We love the feeling of shopping and buying new plants. If you are like us, this guide is a must-read so that you don’t fall for the same mistakes that we made in the past. New plants are nice but they often introduce in unwanted pests into your garden. Be it spider mites, thrips or mealy bugs, having them around is nothing but trouble. Furthermore, not all plants can be immediately placed together in the same environment as others. Plants need some time to acclimatise and not doing so can permanently damage them.
Why do new plants need special attention?
Acclimatising them to your environment
First thing you need to know is where did your plant come from. Was it a local nursery where it was grown for more than a year or just shipped from another country. Knowing this can help you identify how long the plant needs to adjust and how you should take care of it.
No matter how careful you are during the transport, it is inevitable that you will break some of the fine root hairs. This greatly affects the ability of the plant to absorb water and it will take a few days before the roots recover.

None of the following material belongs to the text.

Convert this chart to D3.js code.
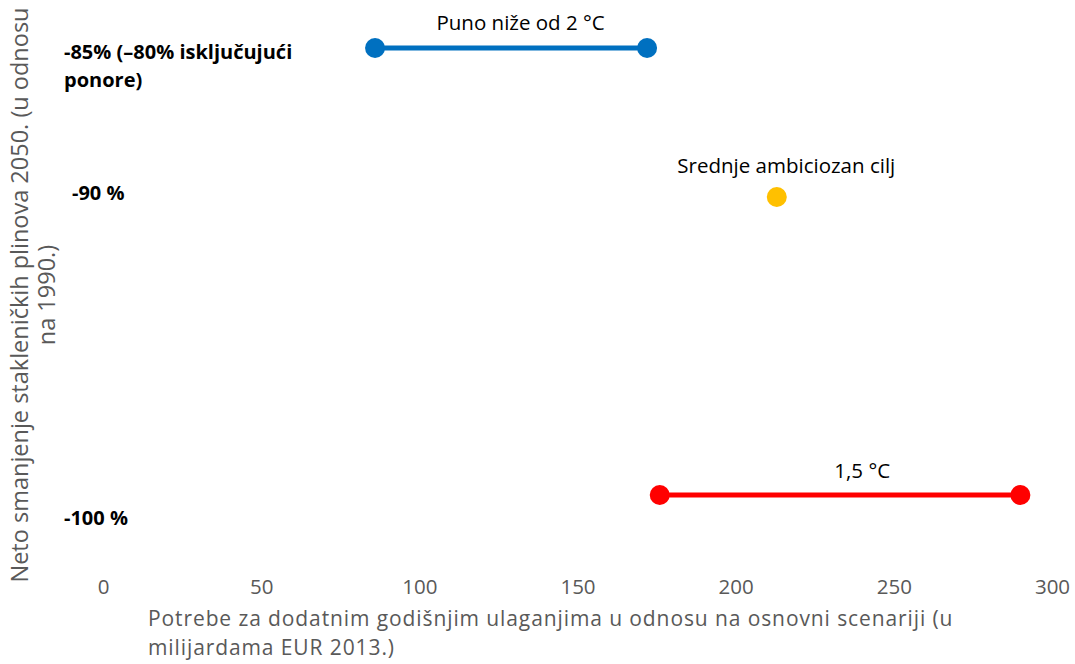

Preventing the introduction of pests
Pests often come together with new plants and you want to make sure that you do a thorough inspection. You want to look out for a few things:
Spider mites and thrips
Make sure that both sides of the leaves do not have any visible bugs. Use a paper towel and gently wipe the surface of the leaves. If you see brown or red streaks, it is likely spider mites. If you spot small black bugs shaped like rice grain, there might be thrips.
Scales and mealybugs
Inspect the stems of the plant. Scales and mealybugs tend to stick to areas where the leaf connects to the stem. Look out for white spots, hard shells and waxy stuff that can be wiped away using a paper towel.
If you are uprooting the plant, look at the roots for white patches. Root mealy bugs are one of the hardest to fight as they hide in the soil and you can only tell when you plant looks unhealthy all of a sudden.
What should you do when bringing in new plants?
Give them a good shower
What we do is to give the new plant a good shower by spraying water on the entire plant. Focus on pest prone areas like both sides of the leaves, stems and roots. Place it at a breezy spot and away from direct sunlight. For cacti and succulents, we uproot the plant and bath it in a diluted solution of sulphur soap and fungicide. Rinse it well put it in front of a fan for a few hours to quicken the drying process.
Change the soil
If the plant is from a local nursery, it most likely comes with the soil it grew in. We usually ask the nursery if they re-potted the plant recently and if they recommend us to change the soil. We also inspect the soil to check for a few things:
- If the soil is still fluffy to touch and not rock hard
- If there are visible bugs in the soil and around the rim of the pot
To be on the safe side, we usually re-pot the plant if we think that the plant can survive it. Changing the soil is a very stressful procedure, especially after the plant is moved to a different growing environment. Only do it if it is a mature plant that has an established root system. In our experience, cacti and succulents can tolerate a little more stress and we almost always change out the soil to something more suitable for our environment.
Find a good spot away from sunlight and other plants
Place your plants in a place that is not exposed to the elements. A shaded corner of your garden isolated from the rest of your plants is the perfect spot. They need to stay there for about a week or so. We inspect the plants every few days to make sure that there are no recently hatched bugs. We hand squeeze them as soon as we spot any so that they don’t get a chance to lay eggs and continue to breed more.
It can take more than a few months for a plant to fully acclimatise. Move the plant gradually to get more sunlight and observe how it reacts. If leaves start to droop and you see yellowing on the tips, the root system is likely not established yet and the plant might need a while more. However, if you see lots of new growth, congratulations! It takes a few dead plants to know how to do this in your garden but the efforts are definitely worthwhile.